What the task requires
The lines from the top of the material below through the line containing "const yAxisName = 'Başarılma düzeyi';" are to be printed exactly, with pictures omitted.

Provided data
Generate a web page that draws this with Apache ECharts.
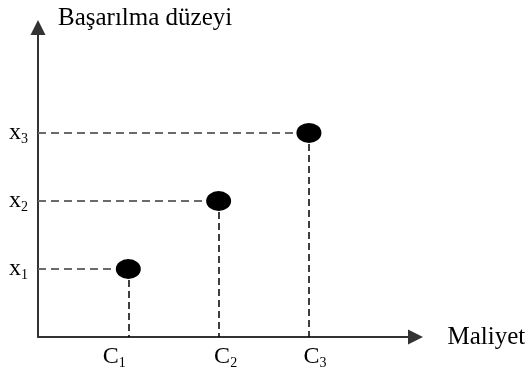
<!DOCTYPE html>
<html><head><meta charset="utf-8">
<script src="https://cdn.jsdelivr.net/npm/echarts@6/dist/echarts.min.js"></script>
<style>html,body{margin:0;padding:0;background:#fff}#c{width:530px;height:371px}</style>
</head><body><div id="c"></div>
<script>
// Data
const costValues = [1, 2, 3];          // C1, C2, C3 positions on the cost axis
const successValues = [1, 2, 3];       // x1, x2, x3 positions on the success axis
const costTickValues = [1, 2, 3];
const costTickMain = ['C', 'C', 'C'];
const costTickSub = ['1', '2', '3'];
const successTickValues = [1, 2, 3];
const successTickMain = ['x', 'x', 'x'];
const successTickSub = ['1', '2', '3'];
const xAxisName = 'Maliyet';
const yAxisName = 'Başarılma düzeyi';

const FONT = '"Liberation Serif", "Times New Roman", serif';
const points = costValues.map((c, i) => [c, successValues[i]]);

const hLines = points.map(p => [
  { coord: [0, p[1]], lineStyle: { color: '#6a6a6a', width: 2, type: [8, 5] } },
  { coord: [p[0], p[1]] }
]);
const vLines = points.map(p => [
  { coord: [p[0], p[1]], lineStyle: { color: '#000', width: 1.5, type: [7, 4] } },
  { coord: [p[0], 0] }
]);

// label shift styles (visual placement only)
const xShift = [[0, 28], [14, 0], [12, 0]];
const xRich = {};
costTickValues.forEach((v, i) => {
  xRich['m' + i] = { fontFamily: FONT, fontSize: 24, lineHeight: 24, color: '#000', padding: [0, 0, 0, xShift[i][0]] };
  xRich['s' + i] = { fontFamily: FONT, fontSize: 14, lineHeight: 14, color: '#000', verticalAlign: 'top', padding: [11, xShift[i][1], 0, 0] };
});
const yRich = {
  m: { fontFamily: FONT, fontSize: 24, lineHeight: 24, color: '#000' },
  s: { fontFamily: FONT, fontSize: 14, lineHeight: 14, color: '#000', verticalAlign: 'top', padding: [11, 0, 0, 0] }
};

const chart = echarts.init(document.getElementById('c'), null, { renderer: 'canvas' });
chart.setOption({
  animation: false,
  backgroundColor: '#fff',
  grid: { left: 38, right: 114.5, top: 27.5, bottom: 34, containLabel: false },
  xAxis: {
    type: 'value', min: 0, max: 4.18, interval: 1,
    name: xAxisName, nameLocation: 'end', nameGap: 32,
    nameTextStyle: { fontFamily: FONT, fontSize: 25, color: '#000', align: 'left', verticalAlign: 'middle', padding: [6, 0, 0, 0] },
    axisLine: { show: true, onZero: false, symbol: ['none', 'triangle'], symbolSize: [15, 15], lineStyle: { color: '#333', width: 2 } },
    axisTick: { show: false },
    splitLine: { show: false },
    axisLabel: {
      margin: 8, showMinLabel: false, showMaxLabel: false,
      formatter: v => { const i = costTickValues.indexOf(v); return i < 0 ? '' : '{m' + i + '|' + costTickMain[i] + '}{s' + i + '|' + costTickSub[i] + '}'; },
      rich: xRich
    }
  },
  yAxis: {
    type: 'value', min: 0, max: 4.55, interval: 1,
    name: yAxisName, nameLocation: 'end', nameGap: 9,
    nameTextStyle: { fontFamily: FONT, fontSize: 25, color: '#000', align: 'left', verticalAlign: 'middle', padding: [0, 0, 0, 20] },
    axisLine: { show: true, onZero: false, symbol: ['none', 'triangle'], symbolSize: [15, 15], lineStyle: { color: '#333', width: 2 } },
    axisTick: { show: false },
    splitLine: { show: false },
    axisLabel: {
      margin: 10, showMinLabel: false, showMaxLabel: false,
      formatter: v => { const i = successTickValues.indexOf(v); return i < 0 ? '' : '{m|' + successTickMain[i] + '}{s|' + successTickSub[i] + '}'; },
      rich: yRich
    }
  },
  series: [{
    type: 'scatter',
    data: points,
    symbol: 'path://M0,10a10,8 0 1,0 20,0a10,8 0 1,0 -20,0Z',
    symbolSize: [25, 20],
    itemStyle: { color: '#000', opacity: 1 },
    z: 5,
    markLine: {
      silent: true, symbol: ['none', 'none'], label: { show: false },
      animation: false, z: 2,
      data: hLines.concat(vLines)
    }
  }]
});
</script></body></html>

Solution for this task
Generate a web page that draws this with Apache ECharts.
<!DOCTYPE html>
<html><head><meta charset="utf-8">
<script src="https://cdn.jsdelivr.net/npm/echarts@6/dist/echarts.min.js"></script>
<style>html,body{margin:0;padding:0;background:#fff}#c{width:530px;height:371px}</style>
</head><body><div id="c"></div>
<script>
// Data
const costValues = [1, 2, 3];          // C1, C2, C3 positions on the cost axis
const successValues = [1, 2, 3];       // x1, x2, x3 positions on the success axis
const costTickValues = [1, 2, 3];
const costTickMain = ['C', 'C', 'C'];
const costTickSub = ['1', '2', '3'];
const successTickValues = [1, 2, 3];
const successTickMain = ['x', 'x', 'x'];
const successTickSub = ['1', '2', '3'];
const xAxisName = 'Maliyet';
const yAxisName = 'Başarılma düzeyi';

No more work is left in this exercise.